## WORK REQUIRED:
Take the lines from the beginning of the material through the line containing "intensity_pct = [0, 0, 12, 87.5, 0, 0]" and retype them exactly, leaving the pictures out.

## INFORMATION PROVIDED:
+++++
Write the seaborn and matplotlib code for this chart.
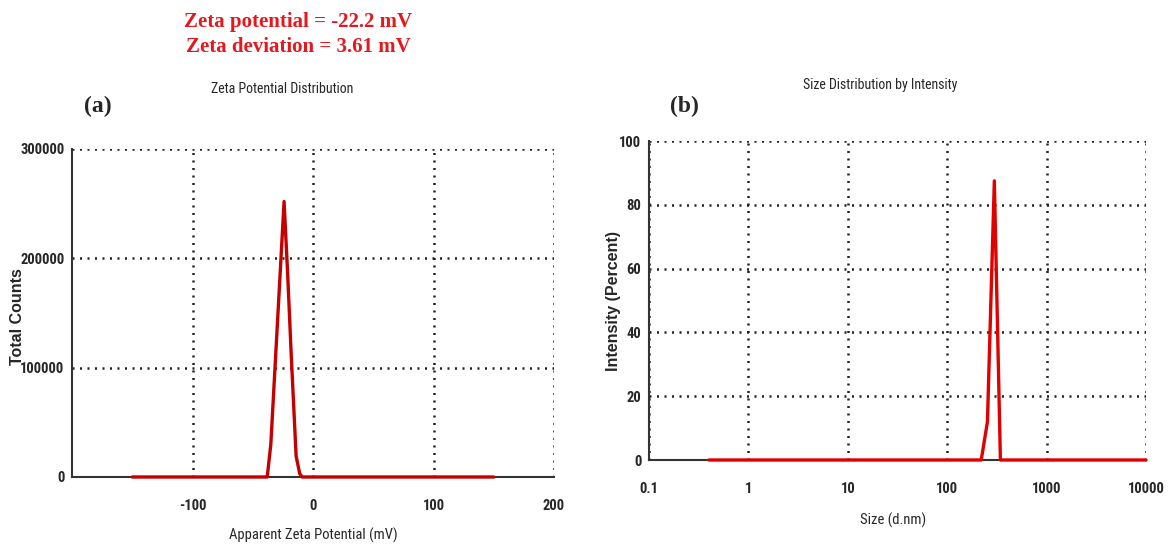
import os
import numpy as np
import pandas as pd
import matplotlib
matplotlib.use("Agg")
import matplotlib.pyplot as plt
import matplotlib.font_manager as fm
import seaborn as sns
from matplotlib.ticker import FixedLocator, LogLocator, NullFormatter, FuncFormatter

# ---- data ----
zeta_mv = [-150, -38, -35, -24, -21, -18, -14, -11, -9, 150]
zeta_counts = [0, 0, 30000, 252000, 185000, 110000, 19000, 3000, 0, 0]

size_nm = [0.4, 220, 254, 298, 343, 10000]
intensity_pct = [0, 0, 12, 87.5, 0, 0]

zeta_xticks = [-100, 0, 100, 200]
zeta_yticks = [0, 100000, 200000, 300000]
size_xticks = [0.1, 1, 10, 100, 1000, 10000]
size_xticklabels = ["0.1", "1", "10", "100", "1000", "10000"]
size_yticks = [0, 20, 40, 60, 80, 100]

sns.set_style("white")
plt.rcParams["font.family"] = ["Liberation Sans", "DejaVu Sans"]
plt.rcParams["axes.unicode_minus"] = False

_files = sorted(fm.findSystemFonts())


def find_file(keys):
    for key in keys:
        for f in _files:
            if os.path.basename(f).lower().startswith(key.lower()):
                return f
    return None


NB_FILE = find_file(["LiberationSansNarrow-Bold.", "NotoSans-CondensedBold.",
                     "NotoSans-ExtraCondensedBold.", "RobotoCondensed-Bold.",
                     "DejaVuSansCondensed-Bold.", "OpenSans-CondBold",
                     "OpenSans_Condensed-Bold."])
NR_FILE = find_file(["LiberationSansNarrow-Regular.", "NotoSans-ExtraCondensed.",
                     "NotoSans-Condensed.", "RobotoCondensed-Regular.",
                     "DejaVuSansCondensed.", "OpenSans_Condensed-Regular."])
SB_FILE = find_file(["LiberationSans-Bold."])
SERIF_FILE = find_file(["LiberationSerif-Bold."])


def fp(path, family, weight, size):
    if path:
        return fm.FontProperties(fname=path, size=size)
    return fm.FontProperties(family=family, weight=weight, size=size)


def narrow_bold(size):
    return fp(NB_FILE, "Liberation Sans", "bold", size)


def narrow_reg(size):
    return fp(NR_FILE, "Liberation Sans", "normal", size)


def sans_bold(size):
    return fp(SB_FILE, "Liberation Sans", "bold", size)


def serif_bold(size):
    return fp(SERIF_FILE, "Liberation Serif", "bold", size)


W, H = 1171, 547
fig = plt.figure(figsize=(W / 100, H / 100), dpi=100)


def frac(l, t, r, b):
    return [l / W, 1 - b / H, (r - l) / W, (b - t) / H]


axa = fig.add_axes(frac(72, 149, 554, 477))
axb = fig.add_axes(frac(649, 141, 1146, 460))

dfa = pd.DataFrame({"x": zeta_mv, "y": zeta_counts})
dfb = pd.DataFrame({"x": size_nm, "y": intensity_pct})

for ax in (axa, axb):
    for s in ("top", "right"):
        ax.spines[s].set_visible(False)
    for s in ("left", "bottom"):
        ax.spines[s].set_color("#333333")
        ax.spines[s].set_linewidth(1.5)
    ax.set_facecolor("white")

# ---- panel (a) ----
sns.lineplot(data=dfa, x="x", y="y", ax=axa, color="#c40000", linewidth=2.4,
             clip_on=False, zorder=5)
axa.set_xlim(-200, 200)
axa.set_ylim(0, 300000)
axa.xaxis.set_major_locator(FixedLocator(zeta_xticks))
axa.xaxis.set_minor_locator(FixedLocator([-150, -50, 50, 150]))
axa.yaxis.set_major_locator(FixedLocator(zeta_yticks))
axa.yaxis.set_minor_locator(FixedLocator([50000, 150000, 250000]))
axa.yaxis.set_major_formatter(FuncFormatter(lambda v, p: f"{int(v)}"))
axa.set_xlabel("Apparent Zeta Potential (mV)", fontproperties=narrow_reg(10.5))
axa.set_ylabel("Total Counts", fontproperties=sans_bold(11.5))
axa.xaxis.set_label_coords(0.5, -0.177)
axa.yaxis.set_label_coords(-0.114, 0.49)

# ---- panel (b) ----
sns.lineplot(data=dfb, x="x", y="y", ax=axb, color="#e00000", linewidth=2.4,
             clip_on=False, zorder=5)
axb.set_xscale("log")
axb.set_xlim(0.1, 10000)
axb.set_ylim(0, 100)
axb.xaxis.set_major_locator(FixedLocator(size_xticks))
axb.set_xticklabels(size_xticklabels)
axb.xaxis.set_minor_locator(LogLocator(base=10, subs=np.arange(2, 10), numticks=20))
axb.xaxis.set_minor_formatter(NullFormatter())
axb.yaxis.set_major_locator(FixedLocator(size_yticks))
axb.yaxis.set_minor_locator(FixedLocator([10, 30, 50, 70, 90]))
axb.set_xlabel("Size (d.nm)", fontproperties=narrow_reg(10.5))
axb.set_ylabel("Intensity (Percent)", fontproperties=sans_bold(11.5))
axb.xaxis.set_label_coords(0.491, -0.188)
axb.yaxis.set_label_coords(-0.072, 0.5)

for ax in (axa, axb):
    ax.xaxis.label.set_verticalalignment("center")
    ax.yaxis.label.set_verticalalignment("center")
    ax.grid(True, which="major", linestyle=(0, (0.8, 2.2)), color="#222222",
            linewidth=1.8)
    ax.tick_params(axis="both", which="major", direction="inout", length=7,
                   width=1.3, color="#333333")
    ax.tick_params(axis="both", which="minor", direction="inout", length=7,
                   width=1.3, color="#333333")
    ax.tick_params(axis="x", which="major", pad=12)
    ax.tick_params(axis="y", which="major", pad=2)
    for lab in ax.get_xticklabels() + ax.get_yticklabels():
        lab.set_fontproperties(narrow_bold(10.5))
    ax.set_axisbelow(True)

# ---- annotations ----
fig.text(282 / W, 1 - 89 / H, "Zeta Potential Distribution",
         fontproperties=narrow_reg(10), ha="center", va="center")
fig.text(880 / W, 1 - 85 / H, "Size Distribution by Intensity",
         fontproperties=narrow_reg(10), ha="center", va="center")
fig.text(298 / W, 1 - 22 / H, "Zeta potential = -22.2 mV", color="#e3191f",
         fontproperties=serif_bold(15), ha="center", va="center")
fig.text(298 / W, 1 - 47 / H, "Zeta deviation = 3.61 mV", color="#e3191f",
         fontproperties=serif_bold(15), ha="center", va="center")
fig.text(98 / W, 1 - 106 / H, "(a)", fontproperties=serif_bold(17),
         ha="center", va="center")
fig.text(684 / W, 1 - 106 / H, "(b)", fontproperties=serif_bold(17),
         ha="center", va="center")

fig.savefig("out.png", dpi=100, facecolor="white")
+++++
## CORRECT RESULT:
Write the seaborn and matplotlib code for this chart.
import os
import numpy as np
import pandas as pd
import matplotlib
matplotlib.use("Agg")
import matplotlib.pyplot as plt
import matplotlib.font_manager as fm
import seaborn as sns
from matplotlib.ticker import FixedLocator, LogLocator, NullFormatter, FuncFormatter

# ---- data ----
zeta_mv = [-150, -38, -35, -24, -21, -18, -14, -11, -9, 150]
zeta_counts = [0, 0, 30000, 252000, 185000, 110000, 19000, 3000, 0, 0]

size_nm = [0.4, 220, 254, 298, 343, 10000]
intensity_pct = [0, 0, 12, 87.5, 0, 0]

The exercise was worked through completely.